• **PROVIDED DATA**
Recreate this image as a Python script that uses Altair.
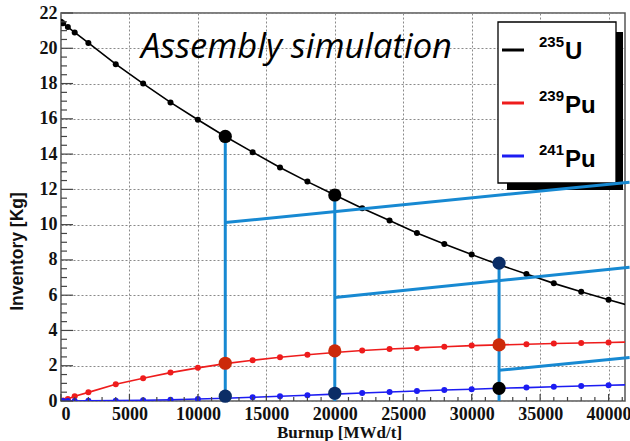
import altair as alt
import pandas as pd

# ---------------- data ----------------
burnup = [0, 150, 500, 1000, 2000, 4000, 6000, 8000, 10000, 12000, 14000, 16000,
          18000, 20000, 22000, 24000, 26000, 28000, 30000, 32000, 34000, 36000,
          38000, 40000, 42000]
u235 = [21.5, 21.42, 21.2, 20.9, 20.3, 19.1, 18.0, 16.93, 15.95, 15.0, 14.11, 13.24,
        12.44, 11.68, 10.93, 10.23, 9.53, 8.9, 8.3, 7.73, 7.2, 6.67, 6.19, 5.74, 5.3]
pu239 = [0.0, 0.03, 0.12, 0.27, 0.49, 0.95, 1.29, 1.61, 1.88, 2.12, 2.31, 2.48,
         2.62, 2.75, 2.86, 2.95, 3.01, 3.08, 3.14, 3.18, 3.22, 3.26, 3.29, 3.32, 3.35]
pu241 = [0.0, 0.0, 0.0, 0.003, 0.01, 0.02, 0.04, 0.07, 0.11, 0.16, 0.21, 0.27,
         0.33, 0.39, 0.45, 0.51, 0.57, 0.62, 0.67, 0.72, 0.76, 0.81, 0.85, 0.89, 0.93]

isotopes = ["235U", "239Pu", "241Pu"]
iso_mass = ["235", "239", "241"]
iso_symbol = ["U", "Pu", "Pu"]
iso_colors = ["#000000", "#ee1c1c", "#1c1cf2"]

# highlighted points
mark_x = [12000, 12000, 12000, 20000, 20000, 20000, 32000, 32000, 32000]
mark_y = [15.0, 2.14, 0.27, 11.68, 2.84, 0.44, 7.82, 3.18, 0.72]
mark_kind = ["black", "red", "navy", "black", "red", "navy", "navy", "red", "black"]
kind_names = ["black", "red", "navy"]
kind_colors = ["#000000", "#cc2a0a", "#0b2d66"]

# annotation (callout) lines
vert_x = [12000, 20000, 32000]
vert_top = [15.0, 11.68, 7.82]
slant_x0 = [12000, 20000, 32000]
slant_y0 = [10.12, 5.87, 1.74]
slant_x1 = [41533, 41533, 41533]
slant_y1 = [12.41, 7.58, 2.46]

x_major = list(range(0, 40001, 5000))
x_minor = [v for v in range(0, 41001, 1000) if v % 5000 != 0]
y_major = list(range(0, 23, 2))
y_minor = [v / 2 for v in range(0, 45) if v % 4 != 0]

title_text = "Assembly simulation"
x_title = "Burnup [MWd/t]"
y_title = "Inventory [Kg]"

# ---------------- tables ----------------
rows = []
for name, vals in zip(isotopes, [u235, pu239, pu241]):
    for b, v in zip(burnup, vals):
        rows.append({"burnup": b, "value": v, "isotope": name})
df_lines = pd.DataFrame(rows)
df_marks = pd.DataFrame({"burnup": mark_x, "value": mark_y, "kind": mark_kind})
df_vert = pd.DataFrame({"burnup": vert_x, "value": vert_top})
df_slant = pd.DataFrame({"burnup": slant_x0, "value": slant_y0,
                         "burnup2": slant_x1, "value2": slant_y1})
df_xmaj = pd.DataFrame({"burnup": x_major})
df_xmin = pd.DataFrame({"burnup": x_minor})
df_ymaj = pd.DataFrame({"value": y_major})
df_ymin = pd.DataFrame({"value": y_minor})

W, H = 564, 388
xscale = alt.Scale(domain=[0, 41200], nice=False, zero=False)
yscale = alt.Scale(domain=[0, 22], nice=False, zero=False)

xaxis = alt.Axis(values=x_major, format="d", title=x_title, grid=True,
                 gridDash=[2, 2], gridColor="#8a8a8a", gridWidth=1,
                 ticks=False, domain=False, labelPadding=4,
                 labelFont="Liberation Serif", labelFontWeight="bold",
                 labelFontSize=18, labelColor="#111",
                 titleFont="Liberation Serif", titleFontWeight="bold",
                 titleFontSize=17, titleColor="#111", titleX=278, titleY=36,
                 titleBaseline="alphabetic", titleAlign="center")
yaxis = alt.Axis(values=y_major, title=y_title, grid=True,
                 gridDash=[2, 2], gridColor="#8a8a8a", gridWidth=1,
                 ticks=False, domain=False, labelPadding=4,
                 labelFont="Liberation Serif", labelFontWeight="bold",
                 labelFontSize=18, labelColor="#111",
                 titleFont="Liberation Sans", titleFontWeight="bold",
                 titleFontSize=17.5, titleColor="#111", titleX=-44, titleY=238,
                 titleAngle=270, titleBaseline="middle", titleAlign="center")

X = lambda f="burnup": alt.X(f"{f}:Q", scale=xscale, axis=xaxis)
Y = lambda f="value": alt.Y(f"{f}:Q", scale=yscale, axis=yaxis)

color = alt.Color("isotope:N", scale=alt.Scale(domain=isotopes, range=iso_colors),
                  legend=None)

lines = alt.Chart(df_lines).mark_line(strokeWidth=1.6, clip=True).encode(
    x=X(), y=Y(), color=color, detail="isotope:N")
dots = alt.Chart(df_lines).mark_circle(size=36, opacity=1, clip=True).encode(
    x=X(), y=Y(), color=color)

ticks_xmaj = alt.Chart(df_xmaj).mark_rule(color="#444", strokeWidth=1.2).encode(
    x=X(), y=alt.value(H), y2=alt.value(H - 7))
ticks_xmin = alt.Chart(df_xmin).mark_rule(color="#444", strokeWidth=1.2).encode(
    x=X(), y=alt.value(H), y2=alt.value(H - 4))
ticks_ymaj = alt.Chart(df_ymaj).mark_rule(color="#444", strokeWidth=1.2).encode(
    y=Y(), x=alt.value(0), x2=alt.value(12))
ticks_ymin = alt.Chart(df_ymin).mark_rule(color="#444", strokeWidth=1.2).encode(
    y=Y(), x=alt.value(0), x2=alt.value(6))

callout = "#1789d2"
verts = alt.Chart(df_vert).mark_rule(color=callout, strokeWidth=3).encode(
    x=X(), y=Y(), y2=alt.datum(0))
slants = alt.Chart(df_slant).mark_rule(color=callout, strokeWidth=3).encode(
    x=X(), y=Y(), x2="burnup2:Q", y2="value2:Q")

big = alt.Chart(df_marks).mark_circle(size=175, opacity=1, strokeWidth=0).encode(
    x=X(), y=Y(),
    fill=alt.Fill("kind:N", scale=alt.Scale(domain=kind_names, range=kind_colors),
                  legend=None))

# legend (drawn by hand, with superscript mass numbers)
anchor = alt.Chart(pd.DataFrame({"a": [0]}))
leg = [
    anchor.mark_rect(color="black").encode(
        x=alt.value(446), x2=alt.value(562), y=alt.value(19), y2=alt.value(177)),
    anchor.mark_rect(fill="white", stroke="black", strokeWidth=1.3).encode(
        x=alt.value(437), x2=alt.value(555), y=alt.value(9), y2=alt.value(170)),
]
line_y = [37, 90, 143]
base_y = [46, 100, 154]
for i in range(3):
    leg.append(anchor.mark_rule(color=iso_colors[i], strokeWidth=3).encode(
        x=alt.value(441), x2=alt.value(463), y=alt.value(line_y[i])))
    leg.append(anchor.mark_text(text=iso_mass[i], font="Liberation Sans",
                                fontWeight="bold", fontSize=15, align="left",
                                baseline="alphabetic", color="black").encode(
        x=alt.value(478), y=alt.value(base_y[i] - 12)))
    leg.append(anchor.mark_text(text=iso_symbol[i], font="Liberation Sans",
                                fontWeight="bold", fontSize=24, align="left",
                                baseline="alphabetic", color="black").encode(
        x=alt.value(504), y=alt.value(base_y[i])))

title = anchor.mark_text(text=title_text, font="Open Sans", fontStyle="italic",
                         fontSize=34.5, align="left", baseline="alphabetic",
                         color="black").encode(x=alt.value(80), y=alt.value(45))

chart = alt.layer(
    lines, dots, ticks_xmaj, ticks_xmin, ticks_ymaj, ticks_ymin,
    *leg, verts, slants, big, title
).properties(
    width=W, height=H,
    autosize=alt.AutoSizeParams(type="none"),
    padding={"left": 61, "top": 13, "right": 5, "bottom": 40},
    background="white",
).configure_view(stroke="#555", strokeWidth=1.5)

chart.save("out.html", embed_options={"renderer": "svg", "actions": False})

• **SET TASK**
Skip the pictures, please, and transcribe only the lines from the beginning of the material through the one that contains "import pandas as pd".

• **SOLVED EXERCISE**
Recreate this image as a Python script that uses Altair.
import altair as alt
import pandas as pd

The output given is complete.